Being pregnant with JS3 seemed like forever. JS2 was delivered at week 36 due to breeched baby and low amniotic fluid. With JS3, we waited and waited and waited. Finally at week 40, I had to be induced due to some internal bleeding. Oh man, was the boy reluctant to come out. Thanks to epidural my labour pain was pleasantly 5 hours. It was only when the epidural was removed for the delivery push, that things became challenging. Trying to push the baby out for 2 hours wasn’t exactly what I had imagined from the books I read and the TV series that I watched. It was most excruciating pain I had ever experienced. I feel that every single bone, flesh and cells in my body were going to explode. I even thought that would be that moment my life to come to an end. When the baby finally came out, I swear I passed out consciously.
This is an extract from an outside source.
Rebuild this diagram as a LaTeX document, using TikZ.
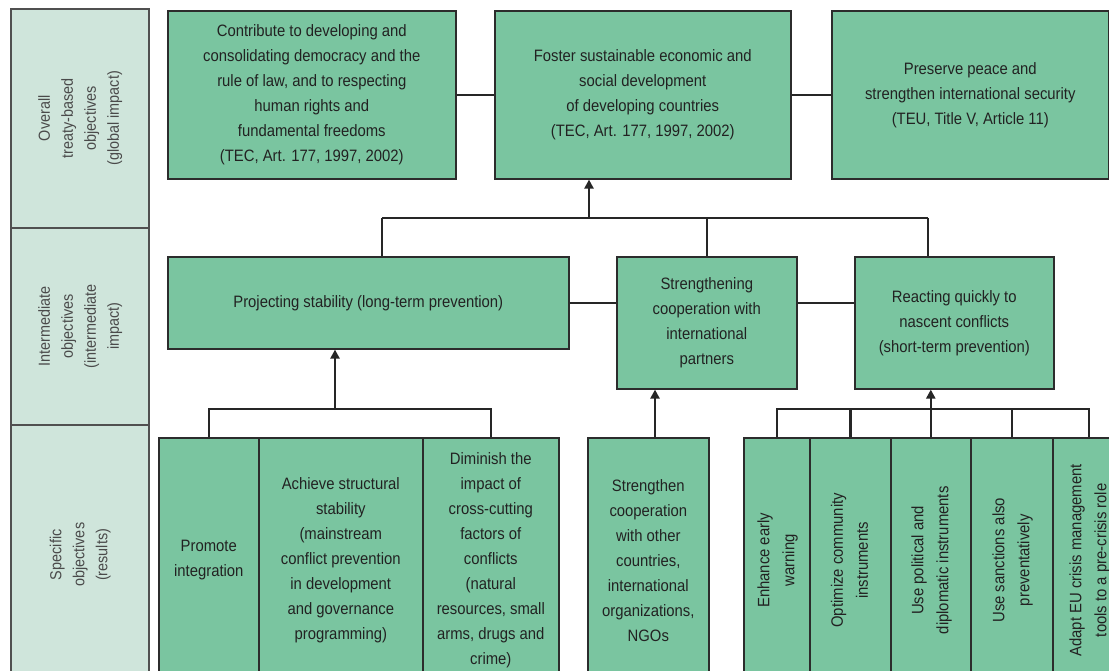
\documentclass[tikz,border=0pt]{standalone}
\usepackage{fontspec}
\setmainfont{Liberation Sans}[FakeStretch=0.9]
\usetikzlibrary{arrows.meta}
\definecolor{boxgreen}{HTML}{7AC5A0}
\definecolor{lightgreen}{HTML}{CFE5DB}
\definecolor{boxline}{HTML}{2C2C2C}
\definecolor{sideline}{HTML}{505050}
\definecolor{txt}{HTML}{222222}
\definecolor{sidetxt}{HTML}{4A4A4A}
\newcommand{\rotlines}[1]{\rotatebox{90}{\begin{tabular}{@{}c@{}}#1\end{tabular}}}
\begin{document}
\begin{tikzpicture}[x=1pt,y=-1pt,
  box/.style={draw=boxline, line width=1.6pt, fill=boxgreen, anchor=north west, inner sep=0pt, text=txt, font=\fontsize{16.5}{25}\selectfont, align=center},
  side/.style={draw=sideline, line width=1.6pt, fill=lightgreen, anchor=north west, inner sep=0pt, text=sidetxt, font=\fontsize{16}{23}\selectfont, align=center},
  conn/.style={line width=2.4pt, draw=black!85},
  arr/.style={conn, -{Triangle[length=9pt,width=9pt]}}]
\useasboundingbox (0,0) rectangle (1109,671);
\clip (0,0) rectangle (1109,671);
\fill[white] (0,0) rectangle (1109,671);

% left column
\node[side, minimum width=138, minimum height=219] (l1) at (10,8) {\rotlines{Overall\\treaty-based\\objectives\\(global impact)}};
\node[side, minimum width=138, minimum height=197] (l2) at (10,227) {\rotlines{Intermediate\\objectives\\(intermediate\\impact)}};
\node[side, minimum width=138, minimum height=260] (l3) at (10,424) {\rotlines{Specific\\objectives\\(results)}};

% top row
\node[box, minimum width=288, minimum height=168] (t1) at (167,10) {Contribute to developing and\\consolidating democracy and the\\rule of law, and to respecting\\human rights and\\fundamental freedoms\\(TEC, Art. 177, 1997, 2002)};
\node[box, minimum width=296, minimum height=168] (t2) at (494,10) {Foster sustainable economic and\\social development\\of developing countries\\(TEC, Art. 177, 1997, 2002)};
\node[box, minimum width=277, minimum height=168] (t3) at (831,10) {Preserve peace and\\strengthen international security\\(TEU, Title V, Article 11)};
\draw[conn] (t1.east) -- (t2.west);
\draw[conn] (t2.east) -- (t3.west);

% middle row
\node[box, minimum width=401, minimum height=92] (m1) at (167,256) {Projecting stability (long-term prevention)};
\node[box, minimum width=180, minimum height=132] (m2) at (616,256) {Strengthening\\cooperation with\\international\\partners};
\node[box, minimum width=199, minimum height=132] (m3) at (854,256) {Reacting quickly to\\nascent conflicts\\(short-term prevention)};
\draw[conn] (m1.east) -- (m1.east -| m2.west);
\draw[conn] (m2.east |- m1.east) -- (m3.west |- m1.east);

% top bus
\coordinate (tbl) at (382,218);
\coordinate (tbr) at (928,218);
\coordinate (tba) at (589,218);
\draw[conn] (tbl) -- (tbr);
\draw[conn] (tbl) -- (tbl |- m1.north);
\draw[conn] (m2.north |- tbl) -- (m2.north);
\draw[conn] (tbr) -- (tbr |- m3.north);
\draw[arr] (tba) -- (tba |- t2.south);

% bottom row
\node[box, minimum width=100, minimum height=245] (b1) at (158,437) {Promote\\integration};
\node[box, minimum width=164, minimum height=245] (b2) at (258,437) {Achieve structural\\stability\\(mainstream\\conflict prevention\\in development\\and governance\\programming)};
\node[box, minimum width=136, minimum height=245] (b3) at (422,437) {Diminish the\\impact of\\cross-cutting\\factors of\\conflicts\\(natural\\resources, small\\arms, drugs and\\crime)};
\node[box, minimum width=121, minimum height=245] (b4) at (587,437) {Strengthen\\cooperation\\with other\\countries,\\international\\organizations,\\NGOs};
\node[box, minimum width=66, minimum height=245] (b5) at (743,437) {\rotlines{Enhance early\\warning}};
\node[box, minimum width=81, minimum height=245] (b6) at (809,437) {\rotlines{Optimize community\\instruments}};
\node[box, minimum width=80, minimum height=245] (b7) at (890,437) {\rotlines{Use political and\\diplomatic instruments}};
\node[box, minimum width=82, minimum height=245] (b8) at (970,437) {\rotlines{Use sanctions also\\preventatively}};
\node[box, minimum width=72, minimum height=245] (b9) at (1052,437) {\rotlines{Adapt EU crisis management\\tools to a pre-crisis role}};

% bottom-left bus
\coordinate (lb) at (0,409);
\coordinate (la) at (335,409);
\draw[conn] (b1.north) -- (b1.north |- lb) -- (b3.north |- lb) -- (b3.north);
\draw[arr] (la) -- (la |- m1.south);

% NGO arrow
\coordinate (na) at (655,437);
\draw[arr] (na) -- (na |- m2.south);

% bottom-right bus
\draw[conn] (b5.north) -- (b5.north |- lb) -- (b9.north |- lb) -- (b9.north);
\draw[conn] (b6.north) -- (b6.north |- lb);
\draw[conn] (b8.north) -- (b8.north |- lb);
\draw[arr] (b7.north) -- (b7.north |- m3.south);
\end{tikzpicture}
\end{document}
I remember seeing things like dr, nurses moving about and my hubby carrying the baby. But I cannot remember hearing anything.
So how does that effect how things are now? Because of the pregnancy and delivery emotions that I experienced with these 2 boys, the emotions raising each of them are quite different.
With JS2 I feel that he can achieve the moon and stars if he sets his mind on it. I feel even with very little effort spent with him, it is truly rewarding for me. Even when he has his bad days with me, I will take it lightly and laugh it off. He is the star to his father’s eyes. Everything that we want to give him seem effortless. He has been quite fortunate I must admit.
However with JS3 I cannot help but symphatise with him all the time. See the thing is he IS achieving the same developmental milestone if not better than JS2. He is a constantly colorful and happy baby. Nothing like what I experienced when I was pregnant with him. He can already sing to a few nursery rhymes which his brother didn’t at all this age. He is definitely more physically active than his brother.
The other day, the paedetrician informed us that JS3 is grossly underweight and may hinder his height potential. I was so worked up for weeks. Read google, books day and night. Spoke to friends for tips, etc. Then there was another Incident one month after, we had problems with his birthday party the night before the date (which was not our fault). I prepared tirelessly for weeks and weeks for this party to ensure he would get the same or better celebration compared to his brother. I cried the whole night thinking how JS3 shouldn’t be put through the dissapointment given so many challenges he has had since I was pregnant.
So the cut story short, whilst I have the light hearted emotion for my eldest son, I seem to carry a symphatetic emotion for the younger one. It’s really bizarre how one’s emotion during pregnancy and delivery can trickle down to many years down the road.
I do hope the differ in emotions will not be permanent as I want to feel the same for both of them. I do not want them to grow feeling treated differently. Emotions are always translated into actions. Love is expressed by words.
At the end of the day, children will understand and believe us by actions not by our words.